=== Given data ===
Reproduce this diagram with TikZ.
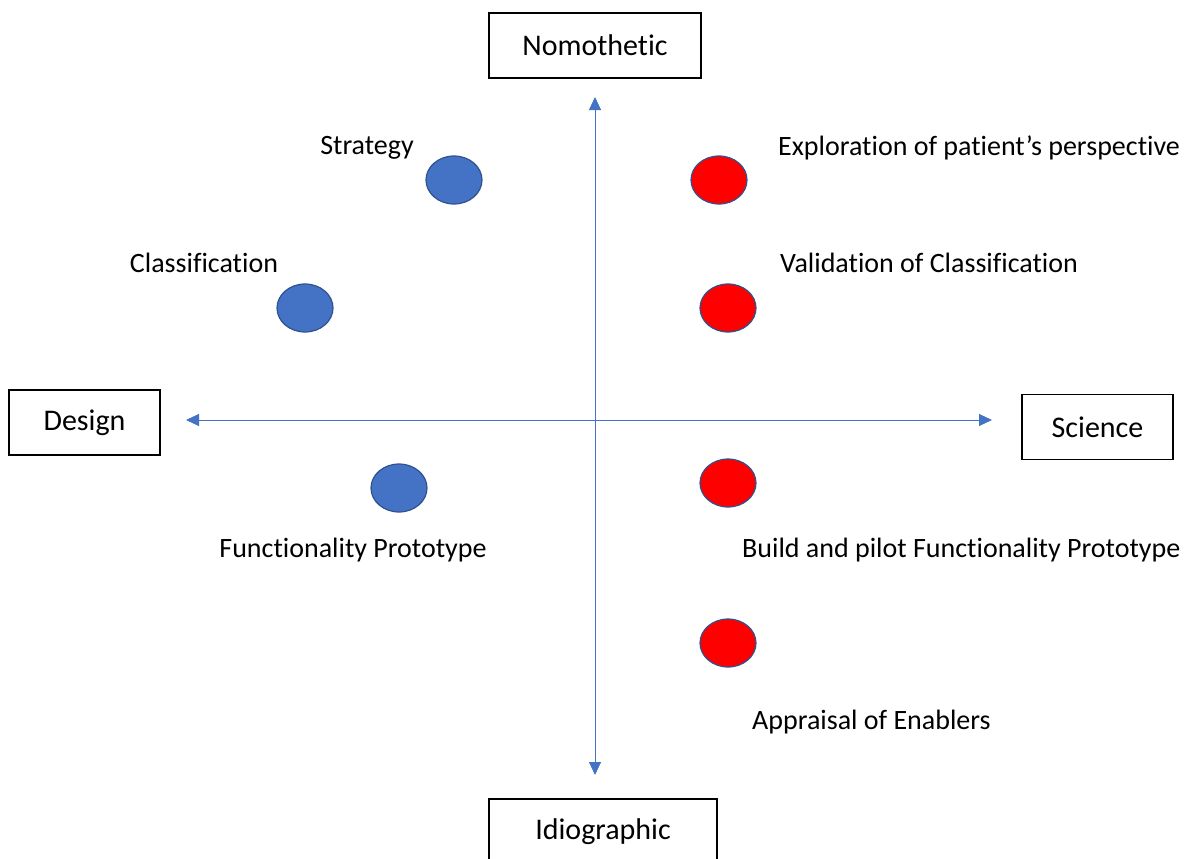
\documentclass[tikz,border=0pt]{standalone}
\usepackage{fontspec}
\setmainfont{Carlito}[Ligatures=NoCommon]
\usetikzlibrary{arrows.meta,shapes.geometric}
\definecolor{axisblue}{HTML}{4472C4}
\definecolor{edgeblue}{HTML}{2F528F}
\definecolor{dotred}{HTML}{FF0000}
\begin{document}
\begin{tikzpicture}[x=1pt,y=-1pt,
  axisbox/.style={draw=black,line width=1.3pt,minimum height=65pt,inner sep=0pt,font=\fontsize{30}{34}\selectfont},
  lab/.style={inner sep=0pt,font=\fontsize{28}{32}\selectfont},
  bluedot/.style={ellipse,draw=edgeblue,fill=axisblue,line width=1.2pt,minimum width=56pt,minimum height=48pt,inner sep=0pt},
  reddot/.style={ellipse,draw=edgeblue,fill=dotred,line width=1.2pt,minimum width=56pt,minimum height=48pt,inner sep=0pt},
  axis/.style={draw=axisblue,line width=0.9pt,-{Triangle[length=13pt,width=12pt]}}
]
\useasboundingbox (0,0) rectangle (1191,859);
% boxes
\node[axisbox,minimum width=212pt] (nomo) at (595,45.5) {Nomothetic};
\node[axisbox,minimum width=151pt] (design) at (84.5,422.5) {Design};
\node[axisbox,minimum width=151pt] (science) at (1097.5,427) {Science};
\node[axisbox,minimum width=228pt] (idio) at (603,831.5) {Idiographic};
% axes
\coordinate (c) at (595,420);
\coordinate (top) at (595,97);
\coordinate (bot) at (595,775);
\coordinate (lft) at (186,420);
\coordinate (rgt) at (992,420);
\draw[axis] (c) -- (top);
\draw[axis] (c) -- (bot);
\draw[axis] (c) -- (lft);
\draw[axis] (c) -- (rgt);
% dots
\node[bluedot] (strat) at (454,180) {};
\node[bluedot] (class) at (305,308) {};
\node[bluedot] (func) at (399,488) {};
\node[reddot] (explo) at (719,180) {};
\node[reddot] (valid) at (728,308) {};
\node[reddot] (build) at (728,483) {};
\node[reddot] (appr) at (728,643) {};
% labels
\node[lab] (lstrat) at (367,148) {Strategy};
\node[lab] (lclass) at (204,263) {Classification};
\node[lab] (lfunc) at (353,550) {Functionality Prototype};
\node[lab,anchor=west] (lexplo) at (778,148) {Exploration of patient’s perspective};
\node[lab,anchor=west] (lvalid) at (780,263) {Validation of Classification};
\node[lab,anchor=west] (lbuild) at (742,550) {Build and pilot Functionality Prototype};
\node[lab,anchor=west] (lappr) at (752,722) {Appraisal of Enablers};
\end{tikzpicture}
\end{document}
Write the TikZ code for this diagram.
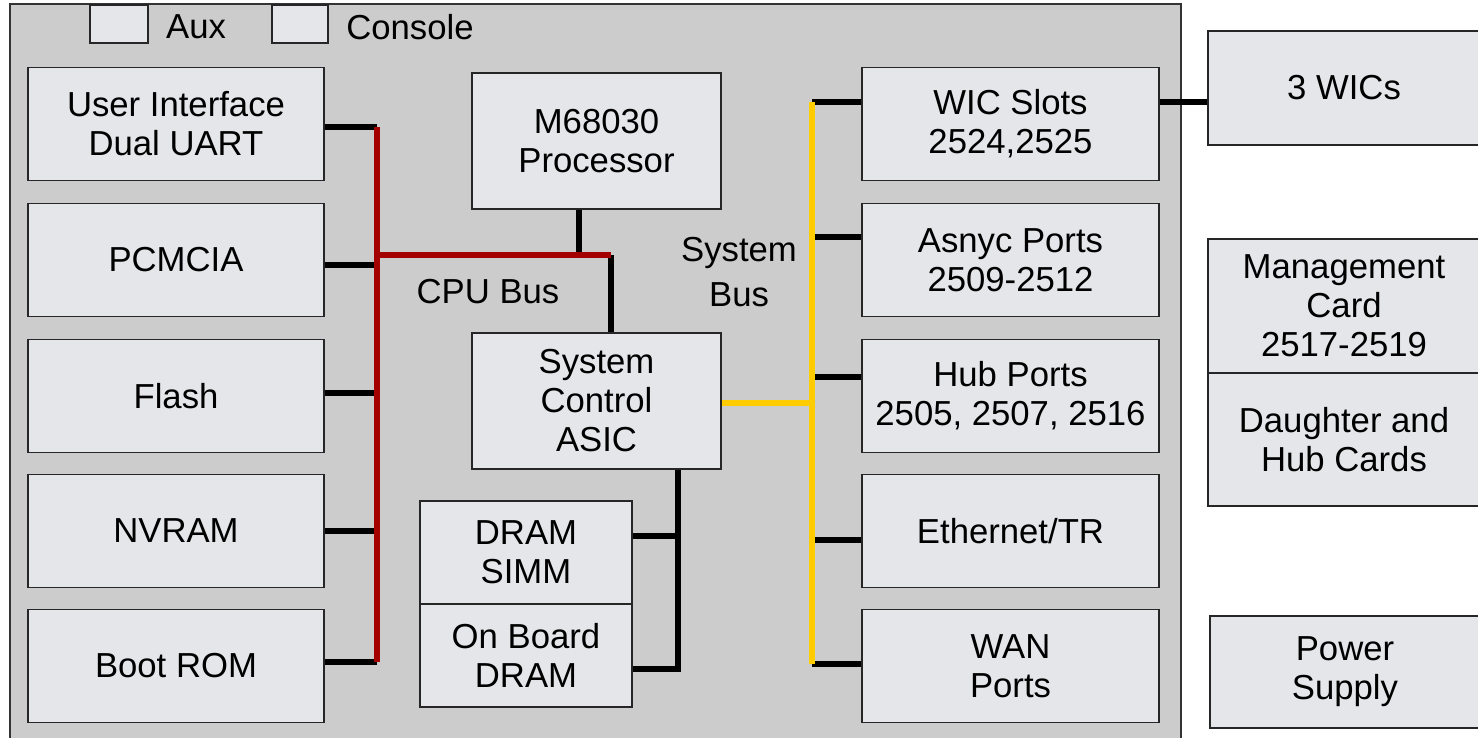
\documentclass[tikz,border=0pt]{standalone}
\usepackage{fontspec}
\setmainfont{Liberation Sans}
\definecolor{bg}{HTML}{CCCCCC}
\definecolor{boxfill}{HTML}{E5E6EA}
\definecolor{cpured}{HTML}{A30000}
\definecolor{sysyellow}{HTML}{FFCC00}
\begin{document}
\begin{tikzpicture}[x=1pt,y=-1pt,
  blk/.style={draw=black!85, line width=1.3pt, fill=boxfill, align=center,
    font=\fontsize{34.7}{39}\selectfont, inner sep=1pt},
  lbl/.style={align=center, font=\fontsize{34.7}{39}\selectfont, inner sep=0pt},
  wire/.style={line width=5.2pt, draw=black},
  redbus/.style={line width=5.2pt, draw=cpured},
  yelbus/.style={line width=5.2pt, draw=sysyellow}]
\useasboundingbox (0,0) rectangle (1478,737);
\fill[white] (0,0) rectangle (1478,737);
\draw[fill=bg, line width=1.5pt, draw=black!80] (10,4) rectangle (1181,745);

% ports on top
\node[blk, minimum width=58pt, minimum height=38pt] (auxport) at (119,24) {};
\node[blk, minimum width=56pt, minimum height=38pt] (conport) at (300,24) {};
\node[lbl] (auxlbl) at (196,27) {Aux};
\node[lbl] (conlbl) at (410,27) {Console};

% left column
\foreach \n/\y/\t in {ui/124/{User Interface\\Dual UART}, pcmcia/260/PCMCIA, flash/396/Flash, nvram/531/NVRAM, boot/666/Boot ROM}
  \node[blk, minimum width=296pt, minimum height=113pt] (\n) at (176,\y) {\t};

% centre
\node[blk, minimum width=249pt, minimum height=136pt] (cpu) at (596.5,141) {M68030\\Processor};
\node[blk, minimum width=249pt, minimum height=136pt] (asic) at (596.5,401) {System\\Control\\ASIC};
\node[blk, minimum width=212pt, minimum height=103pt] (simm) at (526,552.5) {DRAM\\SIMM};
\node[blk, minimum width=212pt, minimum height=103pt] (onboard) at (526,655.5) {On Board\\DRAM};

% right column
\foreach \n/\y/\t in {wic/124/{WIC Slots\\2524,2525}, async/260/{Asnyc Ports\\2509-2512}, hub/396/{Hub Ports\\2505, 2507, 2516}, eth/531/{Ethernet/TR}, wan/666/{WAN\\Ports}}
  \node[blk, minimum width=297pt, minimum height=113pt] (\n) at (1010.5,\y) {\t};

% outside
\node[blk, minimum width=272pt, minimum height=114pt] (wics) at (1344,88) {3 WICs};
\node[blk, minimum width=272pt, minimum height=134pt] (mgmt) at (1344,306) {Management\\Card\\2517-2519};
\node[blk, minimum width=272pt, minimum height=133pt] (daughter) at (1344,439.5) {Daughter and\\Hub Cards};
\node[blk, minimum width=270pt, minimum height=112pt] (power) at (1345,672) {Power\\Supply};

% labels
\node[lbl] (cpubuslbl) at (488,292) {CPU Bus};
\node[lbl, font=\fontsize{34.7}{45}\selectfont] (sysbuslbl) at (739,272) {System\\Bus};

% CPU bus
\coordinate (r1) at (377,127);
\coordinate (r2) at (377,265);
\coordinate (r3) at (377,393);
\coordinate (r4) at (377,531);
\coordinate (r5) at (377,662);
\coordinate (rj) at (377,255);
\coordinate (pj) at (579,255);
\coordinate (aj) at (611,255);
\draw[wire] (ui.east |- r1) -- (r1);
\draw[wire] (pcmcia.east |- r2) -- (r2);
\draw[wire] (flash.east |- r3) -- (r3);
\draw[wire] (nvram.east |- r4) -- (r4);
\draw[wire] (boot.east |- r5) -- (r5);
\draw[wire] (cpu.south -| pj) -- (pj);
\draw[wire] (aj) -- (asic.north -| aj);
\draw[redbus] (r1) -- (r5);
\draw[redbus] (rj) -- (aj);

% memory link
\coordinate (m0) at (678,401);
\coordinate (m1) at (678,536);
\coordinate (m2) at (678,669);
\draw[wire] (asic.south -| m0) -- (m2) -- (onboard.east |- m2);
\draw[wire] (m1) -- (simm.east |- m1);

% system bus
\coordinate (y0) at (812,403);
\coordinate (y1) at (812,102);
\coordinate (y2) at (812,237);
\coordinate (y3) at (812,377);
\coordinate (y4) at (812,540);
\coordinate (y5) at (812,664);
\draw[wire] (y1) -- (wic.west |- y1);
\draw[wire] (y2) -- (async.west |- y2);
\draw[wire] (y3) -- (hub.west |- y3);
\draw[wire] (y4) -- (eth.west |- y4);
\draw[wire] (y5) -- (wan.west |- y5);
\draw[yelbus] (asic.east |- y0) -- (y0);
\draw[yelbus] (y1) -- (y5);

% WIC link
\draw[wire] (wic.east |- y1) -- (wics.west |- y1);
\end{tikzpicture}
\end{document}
===
### Exercise
Will you set down the records word for word while leaving out every picture?

### Full answer
Reproduce this diagram with TikZ.
\documentclass[tikz,border=0pt]{standalone}
\usepackage{fontspec}
\setmainfont{Carlito}[Ligatures=NoCommon]
\usetikzlibrary{arrows.meta,shapes.geometric}
\definecolor{axisblue}{HTML}{4472C4}
\definecolor{edgeblue}{HTML}{2F528F}
\definecolor{dotred}{HTML}{FF0000}
\begin{document}
\begin{tikzpicture}[x=1pt,y=-1pt,
  axisbox/.style={draw=black,line width=1.3pt,minimum height=65pt,inner sep=0pt,font=\fontsize{30}{34}\selectfont},
  lab/.style={inner sep=0pt,font=\fontsize{28}{32}\selectfont},
  bluedot/.style={ellipse,draw=edgeblue,fill=axisblue,line width=1.2pt,minimum width=56pt,minimum height=48pt,inner sep=0pt},
  reddot/.style={ellipse,draw=edgeblue,fill=dotred,line width=1.2pt,minimum width=56pt,minimum height=48pt,inner sep=0pt},
  axis/.style={draw=axisblue,line width=0.9pt,-{Triangle[length=13pt,width=12pt]}}
]
\useasboundingbox (0,0) rectangle (1191,859);
% boxes
\node[axisbox,minimum width=212pt] (nomo) at (595,45.5) {Nomothetic};
\node[axisbox,minimum width=151pt] (design) at (84.5,422.5) {Design};
\node[axisbox,minimum width=151pt] (science) at (1097.5,427) {Science};
\node[axisbox,minimum width=228pt] (idio) at (603,831.5) {Idiographic};
% axes
\coordinate (c) at (595,420);
\coordinate (top) at (595,97);
\coordinate (bot) at (595,775);
\coordinate (lft) at (186,420);
\coordinate (rgt) at (992,420);
\draw[axis] (c) -- (top);
\draw[axis] (c) -- (bot);
\draw[axis] (c) -- (lft);
\draw[axis] (c) -- (rgt);
% dots
\node[bluedot] (strat) at (454,180) {};
\node[bluedot] (class) at (305,308) {};
\node[bluedot] (func) at (399,488) {};
\node[reddot] (explo) at (719,180) {};
\node[reddot] (valid) at (728,308) {};
\node[reddot] (build) at (728,483) {};
\node[reddot] (appr) at (728,643) {};
% labels
\node[lab] (lstrat) at (367,148) {Strategy};
\node[lab] (lclass) at (204,263) {Classification};
\node[lab] (lfunc) at (353,550) {Functionality Prototype};
\node[lab,anchor=west] (lexplo) at (778,148) {Exploration of patient’s perspective};
\node[lab,anchor=west] (lvalid) at (780,263) {Validation of Classification};
\node[lab,anchor=west] (lbuild) at (742,550) {Build and pilot Functionality Prototype};
\node[lab,anchor=west] (lappr) at (752,722) {Appraisal of Enablers};
\end{tikzpicture}
\end{document}
Write the TikZ code for this diagram.
\documentclass[tikz,border=0pt]{standalone}
\usepackage{fontspec}
\setmainfont{Liberation Sans}
\definecolor{bg}{HTML}{CCCCCC}
\definecolor{boxfill}{HTML}{E5E6EA}
\definecolor{cpured}{HTML}{A30000}
\definecolor{sysyellow}{HTML}{FFCC00}
\begin{document}
\begin{tikzpicture}[x=1pt,y=-1pt,
  blk/.style={draw=black!85, line width=1.3pt, fill=boxfill, align=center,
    font=\fontsize{34.7}{39}\selectfont, inner sep=1pt},
  lbl/.style={align=center, font=\fontsize{34.7}{39}\selectfont, inner sep=0pt},
  wire/.style={line width=5.2pt, draw=black},
  redbus/.style={line width=5.2pt, draw=cpured},
  yelbus/.style={line width=5.2pt, draw=sysyellow}]
\useasboundingbox (0,0) rectangle (1478,737);
\fill[white] (0,0) rectangle (1478,737);
\draw[fill=bg, line width=1.5pt, draw=black!80] (10,4) rectangle (1181,745);

% ports on top
\node[blk, minimum width=58pt, minimum height=38pt] (auxport) at (119,24) {};
\node[blk, minimum width=56pt, minimum height=38pt] (conport) at (300,24) {};
\node[lbl] (auxlbl) at (196,27) {Aux};
\node[lbl] (conlbl) at (410,27) {Console};

% left column
\foreach \n/\y/\t in {ui/124/{User Interface\\Dual UART}, pcmcia/260/PCMCIA, flash/396/Flash, nvram/531/NVRAM, boot/666/Boot ROM}
  \node[blk, minimum width=296pt, minimum height=113pt] (\n) at (176,\y) {\t};

% centre
\node[blk, minimum width=249pt, minimum height=136pt] (cpu) at (596.5,141) {M68030\\Processor};
\node[blk, minimum width=249pt, minimum height=136pt] (asic) at (596.5,401) {System\\Control\\ASIC};
\node[blk, minimum width=212pt, minimum height=103pt] (simm) at (526,552.5) {DRAM\\SIMM};
\node[blk, minimum width=212pt, minimum height=103pt] (onboard) at (526,655.5) {On Board\\DRAM};

% right column
\foreach \n/\y/\t in {wic/124/{WIC Slots\\2524,2525}, async/260/{Asnyc Ports\\2509-2512}, hub/396/{Hub Ports\\2505, 2507, 2516}, eth/531/{Ethernet/TR}, wan/666/{WAN\\Ports}}
  \node[blk, minimum width=297pt, minimum height=113pt] (\n) at (1010.5,\y) {\t};

% outside
\node[blk, minimum width=272pt, minimum height=114pt] (wics) at (1344,88) {3 WICs};
\node[blk, minimum width=272pt, minimum height=134pt] (mgmt) at (1344,306) {Management\\Card\\2517-2519};
\node[blk, minimum width=272pt, minimum height=133pt] (daughter) at (1344,439.5) {Daughter and\\Hub Cards};
\node[blk, minimum width=270pt, minimum height=112pt] (power) at (1345,672) {Power\\Supply};

% labels
\node[lbl] (cpubuslbl) at (488,292) {CPU Bus};
\node[lbl, font=\fontsize{34.7}{45}\selectfont] (sysbuslbl) at (739,272) {System\\Bus};

% CPU bus
\coordinate (r1) at (377,127);
\coordinate (r2) at (377,265);
\coordinate (r3) at (377,393);
\coordinate (r4) at (377,531);
\coordinate (r5) at (377,662);
\coordinate (rj) at (377,255);
\coordinate (pj) at (579,255);
\coordinate (aj) at (611,255);
\draw[wire] (ui.east |- r1) -- (r1);
\draw[wire] (pcmcia.east |- r2) -- (r2);
\draw[wire] (flash.east |- r3) -- (r3);
\draw[wire] (nvram.east |- r4) -- (r4);
\draw[wire] (boot.east |- r5) -- (r5);
\draw[wire] (cpu.south -| pj) -- (pj);
\draw[wire] (aj) -- (asic.north -| aj);
\draw[redbus] (r1) -- (r5);
\draw[redbus] (rj) -- (aj);

% memory link
\coordinate (m0) at (678,401);
\coordinate (m1) at (678,536);
\coordinate (m2) at (678,669);
\draw[wire] (asic.south -| m0) -- (m2) -- (onboard.east |- m2);
\draw[wire] (m1) -- (simm.east |- m1);

% system bus
\coordinate (y0) at (812,403);
\coordinate (y1) at (812,102);
\coordinate (y2) at (812,237);
\coordinate (y3) at (812,377);
\coordinate (y4) at (812,540);
\coordinate (y5) at (812,664);
\draw[wire] (y1) -- (wic.west |- y1);
\draw[wire] (y2) -- (async.west |- y2);
\draw[wire] (y3) -- (hub.west |- y3);
\draw[wire] (y4) -- (eth.west |- y4);
\draw[wire] (y5) -- (wan.west |- y5);
\draw[yelbus] (asic.east |- y0) -- (y0);
\draw[yelbus] (y1) -- (y5);

% WIC link
\draw[wire] (wic.east |- y1) -- (wics.west |- y1);
\end{tikzpicture}
\end{document}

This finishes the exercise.